Joe Schoffstall of the Washington Free Beacon looks into a popular database of hate crime information.

Liberal billionaire George Soros bankrolls a massive “hate crime” database that is used by more than 100 media partners—including Google News Labs, New York Times Opinion, and ABC News—to report alleged hate crimes, according to tax documents and interviews.

The database, launched following the election of President Donald Trump, is “unverified” and receives stories of alleged “hate” from the likes of the left-wing Southern Poverty Law Center (SPLC), an organization currently in upheaval over charges of institutional racism perpetrated by its recently fired co-founder, Morris Dees, and the Council on Islamic and Foreign Relations (CAIR), a Muslim civil rights group that was previously listed as an unindicted co-conspirator of terrorism.

Media partners involved in the initiative have access to the unverified database, and use it to report stories of hate in the Trump era.

ProPublica, an investigative reporting nonprofit based in New York City, launched the project, known as “Documenting Hate,” in 2017. The New York Times backed the project in January 2017 editorial, “Why We Need a Project to Document Hate Crimes.” …

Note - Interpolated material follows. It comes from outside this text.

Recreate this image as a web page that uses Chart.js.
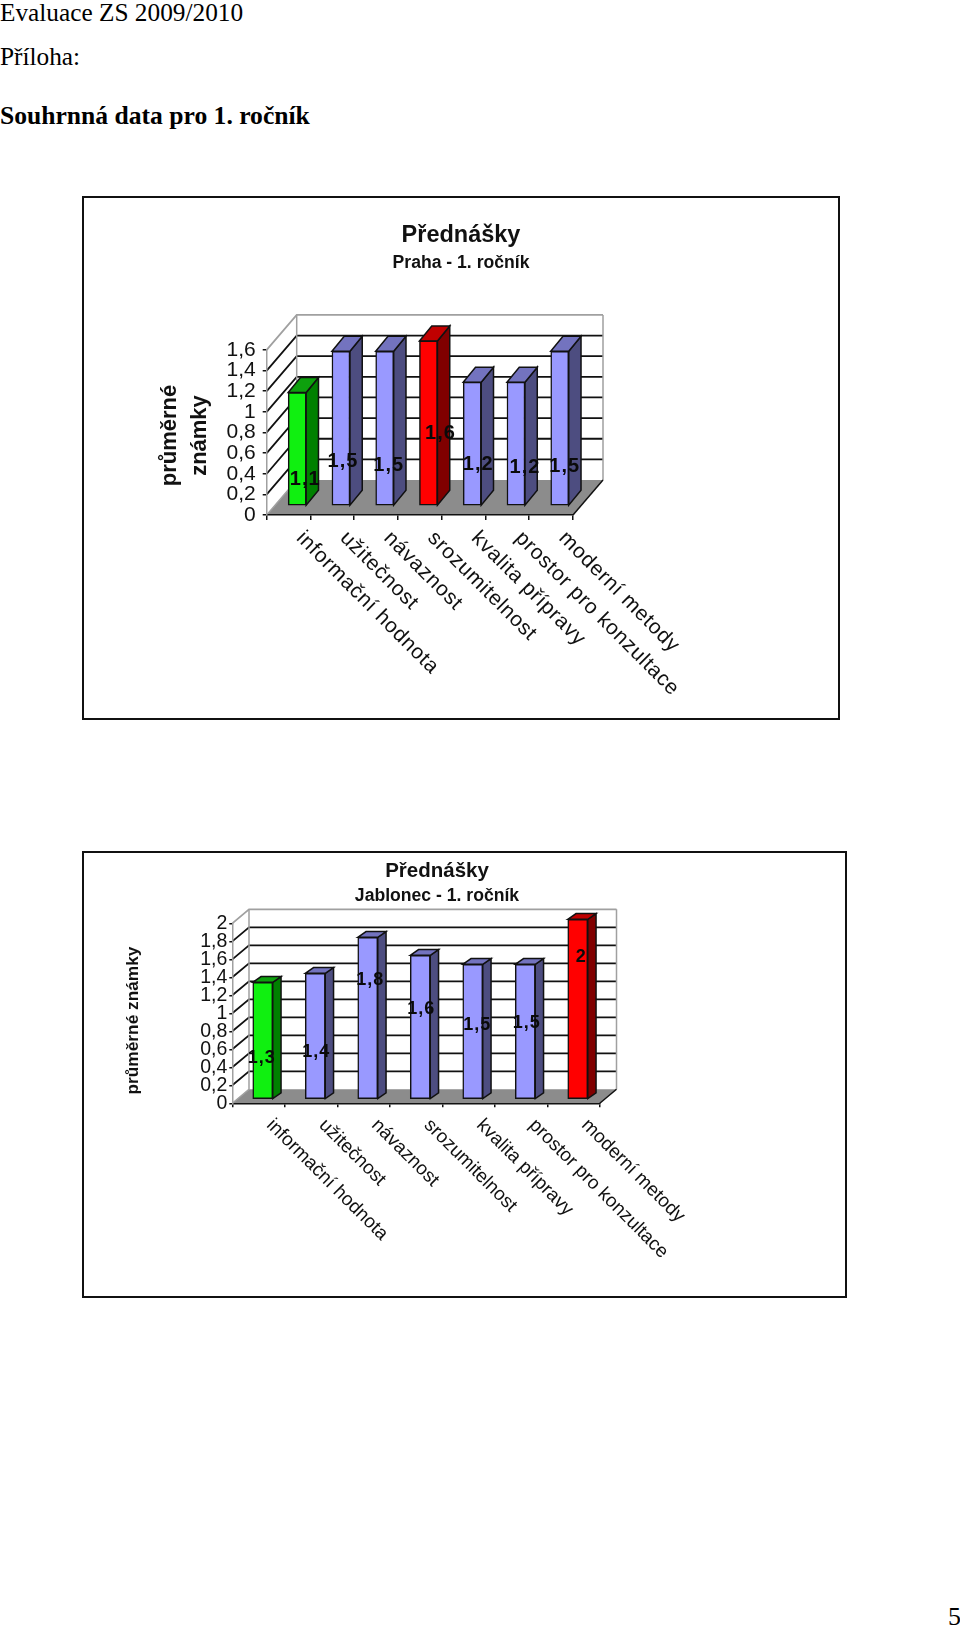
<!DOCTYPE html>
<html lang="cs">
<head>
<meta charset="utf-8">
<title>Evaluace ZS 2009/2010</title>
<script src="https://cdn.jsdelivr.net/npm/chart.js@4"></script>
<style>
    html, body { margin: 0; padding: 0; background: #fff; }
    body { position: relative; width: 960px; height: 1627px; overflow: hidden; }
    .line { position: absolute; left: 0; white-space: nowrap; color: #000;
            font: 25.3px/30px "Liberation Serif", serif; }
    .frame { position: absolute; box-sizing: border-box; border: 2px solid #111; }
    canvas { position: absolute; }
</style>
</head>
<body>

<div class="line" style="top:-3px">Evaluace ZS 2009/2010</div>
<div class="line" style="top:41px">Příloha:</div>
<div class="line" style="top:101px;font-weight:bold;font-size:25.6px">Souhrnná data pro 1. ročník</div>
<div class="line" style="top:1602px;left:948px;font-size:26px">5</div>

<div class="frame" style="left:82px;top:196px;width:758px;height:524px"></div>
<canvas id="praha" width="752" height="520" style="left:85px;top:199px"></canvas>

<div class="frame" style="left:82px;top:851px;width:765px;height:447px"></div>
<canvas id="jablonec" width="704" height="441" style="left:85px;top:854px"></canvas>

<script>
var categories = ['informační hodnota', 'užitečnost', 'návaznost', 'srozumitelnost', 'kvalita přípravy', 'prostor pro konzultace', 'moderní metody'];
var prahaValues = [1.1, 1.5, 1.5, 1.6, 1.2, 1.2, 1.5];
var jablonecValues = [1.3, 1.4, 1.8, 1.6, 1.5, 1.5, 2];
var prahaTones = ['green', 'blue', 'blue', 'red', 'blue', 'blue', 'blue'];
var jablonecTones = ['green', 'blue', 'blue', 'blue', 'blue', 'blue', 'red'];

// front, side and top colour of a bar
var tones = {
    green: ['#10f010', '#008000', '#0da00d'],
    blue: ['#9999ff', '#4d4d80', '#7373bf'],
    red: ['#ff0000', '#800000', '#c00000']
};

function comma(value) {
    return String(Math.round(value * 10) / 10).replace('.', ',');
}

function poly(ctx, fill, stroke, width, points) {
    ctx.beginPath();
    points.forEach(function (p, i) {
        if (i === 0) ctx.moveTo(p[0], p[1]); else ctx.lineTo(p[0], p[1]);
    });
    ctx.closePath();
    if (fill) { ctx.fillStyle = fill; ctx.fill(); }
    if (stroke) { ctx.strokeStyle = stroke; ctx.lineWidth = width; ctx.stroke(); }
}

// Excel style box: floor, walls, side faces, rotated category names, value labels
function boxPlugin(cfg) {
    return {
        id: 'box3d',
        beforeDraw: function (chart) {
            var ctx = chart.ctx, a = chart.chartArea, y = chart.scales.y;
            var dx = cfg.wall[0], dy = cfg.wall[1];
            var floorY = y.getPixelForValue(0);
            ctx.save();
            poly(ctx, '#8c8c8c', null, 0, [[a.left, floorY], [a.right, floorY], [a.right + dx, floorY + dy], [a.left + dx, floorY + dy]]);
            y.ticks.forEach(function (t, i) {
                if (t.value === 0) return;
                var py = y.getPixelForValue(t.value);
                var top = i === y.ticks.length - 1;
                ctx.beginPath();
                ctx.moveTo(a.left, py);
                ctx.lineTo(a.left + dx, py + dy);
                ctx.lineTo(a.right + dx, py + dy);
                ctx.strokeStyle = top ? '#a0a0a0' : '#111';
                ctx.lineWidth = 1.8;
                ctx.stroke();
            });
            var topY = y.getPixelForValue(y.max) + dy;
            ctx.strokeStyle = '#a0a0a0';
            ctx.lineWidth = 1.5;
            ctx.beginPath();
            ctx.moveTo(a.left + dx, topY); ctx.lineTo(a.left + dx, floorY + dy);
            ctx.lineTo(a.left, floorY);
            ctx.moveTo(a.right + dx, topY); ctx.lineTo(a.right + dx, floorY + dy);
            ctx.stroke();
            ctx.strokeStyle = '#111';
            ctx.beginPath();
            ctx.moveTo(a.right, floorY); ctx.lineTo(a.right + dx, floorY + dy);
            ctx.stroke();
            ctx.restore();
        },
        beforeDatasetsDraw: function (chart) {
            var ctx = chart.ctx;
            var ox = cfg.barShift[0], oy = cfg.barShift[1];
            var bx = cfg.barDepth[0], by = cfg.barDepth[1];
            ctx.save();
            chart.getDatasetMeta(0).data.forEach(function (el, i) {
                var tone = tones[cfg.tones[i]];
                var l = el.x - el.width / 2 + ox, r = el.x + el.width / 2 + ox;
                var t = el.y + oy, b = el.base + oy;
                poly(ctx, tone[1], '#111', 1.5, [[r, t], [r + bx, t + by], [r + bx, b + by], [r, b]]);
                poly(ctx, tone[2], '#111', 1.5, [[l, t], [l + bx, t + by], [r + bx, t + by], [r, t]]);
            });
            ctx.restore();
            // bars are drawn by the library, just moved back into the box
            ctx.save();
            ctx.translate(ox, oy);
        },
        afterDatasetsDraw: function (chart) {
            var ctx = chart.ctx;
            ctx.restore();
            ctx.save();
            ctx.fillStyle = '#0a0a0a';
            ctx.font = cfg.valueFont;
            ctx.letterSpacing = cfg.valueSpacing;
            ctx.textAlign = 'center';
            ctx.textBaseline = 'middle';
            chart.getDatasetMeta(0).data.forEach(function (el, i) {
                var n = cfg.labelNudge[i];
                ctx.fillText(comma(cfg.values[i]), el.x + cfg.barShift[0] + n[0], (el.y + el.base) / 2 + cfg.barShift[1] + n[1]);
            });
            ctx.restore();

            ctx.save();
            ctx.fillStyle = '#111';
            ctx.font = cfg.categoryFont;
            ctx.letterSpacing = cfg.categorySpacing;
            ctx.textAlign = 'left';
            ctx.textBaseline = 'middle';
            var xs = chart.scales.x;
            categories.forEach(function (name, i) {
                ctx.save();
                ctx.translate(xs.getPixelForTick(i) + cfg.categoryStart[0], xs.top + cfg.categoryStart[1]);
                ctx.rotate(Math.PI / 4);
                ctx.fillText(name, 0, 0);
                ctx.restore();
            });
            ctx.restore();
        }
    };
}

function makeChart(id, cfg) {
    return new Chart(document.getElementById(id), {
        type: 'bar',
        data: {
            labels: categories,
            datasets: [{
                data: cfg.values,
                backgroundColor: cfg.tones.map(function (t) { return tones[t][0]; }),
                borderColor: '#111',
                borderWidth: 1.5,
                borderSkipped: false,
                barThickness: cfg.barWidth,
                clip: false
            }]
        },
        options: {
            responsive: false,
            animation: false,
            scales: {
                x: {
                    offset: true,
                    afterFit: function (s) { s.height = cfg.xHeight; },
                    grid: { drawOnChartArea: false, color: '#111', tickLength: cfg.xTick, lineWidth: 1.5 },
                    border: { color: '#111', width: 1.5 },
                    ticks: { display: false, autoSkip: false }
                },
                y: {
                    min: 0,
                    max: cfg.max,
                    afterFit: function (s) { s.width = cfg.yWidth; },
                    title: {
                        display: true,
                        text: cfg.yTitle,
                        color: '#111',
                        font: { family: 'Liberation Sans', size: cfg.yTitleSize, weight: 'bold', lineHeight: cfg.yTitleLine },
                        padding: { top: cfg.yTitlePad, bottom: 0 }
                    },
                    grid: { drawOnChartArea: false, color: '#111', tickLength: cfg.yTick, lineWidth: 1.5 },
                    border: { color: '#a0a0a0', width: 1.5 },
                    ticks: {
                        stepSize: 0.2,
                        autoSkip: false,
                        color: '#111',
                        padding: cfg.yPad,
                        font: { family: 'Liberation Sans', size: cfg.yFont, lineHeight: 1 },
                        callback: comma
                    }
                },
                // empty right axis only holds the plot away from the right side
                gap: {
                    position: 'right',
                    afterFit: function (s) { s.width = cfg.gap; },
                    grid: { display: false },
                    border: { display: false },
                    ticks: { display: false }
                }
            },
            plugins: {
                legend: { display: false },
                tooltip: { enabled: false },
                title: {
                    display: true,
                    text: 'Přednášky',
                    color: '#111',
                    font: { family: 'Liberation Sans', size: cfg.titleSize, weight: 'bold' },
                    padding: { top: cfg.titlePad, bottom: 0 }
                },
                subtitle: {
                    display: true,
                    text: cfg.subtitle,
                    color: '#111',
                    font: { family: 'Liberation Sans', size: 17.6, weight: 'bold' },
                    padding: { top: cfg.subPad[0], bottom: cfg.subPad[1] }
                }
            }
        },
        plugins: [boxPlugin(cfg)]
    });
}

makeChart('praha', {
    values: prahaValues, tones: prahaTones, max: 1.6,
    subtitle: 'Praha - 1. ročník',
    yTitle: ['průměrné ', 'známky '], yTitleSize: 22, yTitleLine: 1.36, yTitlePad: 70,
    titleSize: 23.5, titlePad: 22, subPad: [3.3, 76.3],
    yWidth: 181.7, xHeight: 204, gap: 264,
    xTick: 5, yTick: 4, yPad: 7, yFont: 21,
    wall: [30, -35], barWidth: 18, barShift: [8.6, -9], barDepth: [12.3, -15],
    valueFont: 'bold 20px "Liberation Sans"', valueSpacing: '1px',
    labelNudge: [[8, 31], [2, 33], [4, 37], [12, 10], [6, 21], [9, 24], [5, 38]],
    categoryFont: '21px "Liberation Sans"', categorySpacing: '0.67px', categoryStart: [11, 20]
});

makeChart('jablonec', {
    values: jablonecValues, tones: jablonecTones, max: 2,
    subtitle: 'Jablonec - 1. ročník',
    yTitle: 'průměrné známky   ', yTitleSize: 17.3, yTitleLine: 1.2, yTitlePad: 37.6,
    titleSize: 20.5, titlePad: 4.7, subPad: [2.2, 16.7],
    yWidth: 147.3, xHeight: 191.7, gap: 189.2,
    xTick: 4, yTick: 3, yPad: 2, yFont: 19.5,
    wall: [16.7, -14], barWidth: 20, barShift: [4.2, -4], barDepth: [8.3, -5.7],
    valueFont: 'bold 18px "Liberation Sans"', valueSpacing: '1px',
    labelNudge: [[-1, 18], [1, 16], [2.5, -38], [1, -18], [4.5, -6], [1.5, -8], [3.5, -52]],
    categoryFont: '19px "Liberation Sans"', categorySpacing: '0px', categoryStart: [11, 19]
});
</script>
</body>
</html>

… The project received hundreds of thousands of dollars in funding from George Soros’s Foundation to Promote Open Society, according to the group’s most recent tax forms.

On page 321 of the Foundation to Promote Open Society’s 2017 tax forms, a $200,000 contribution is shown to ProPublica “to create a well-reported data set of hate crimes and to produce high-quality investigative reporting on the subject” while another $375,000 donation was made to ProPublica “to support the hate crimes tracking project.” Soros gave $200,000 more to the group, which was split between “general support” and a separate initiative on online price discrimination.

Soros vowed to put $10 million into combating hate crimes following Trump’s election.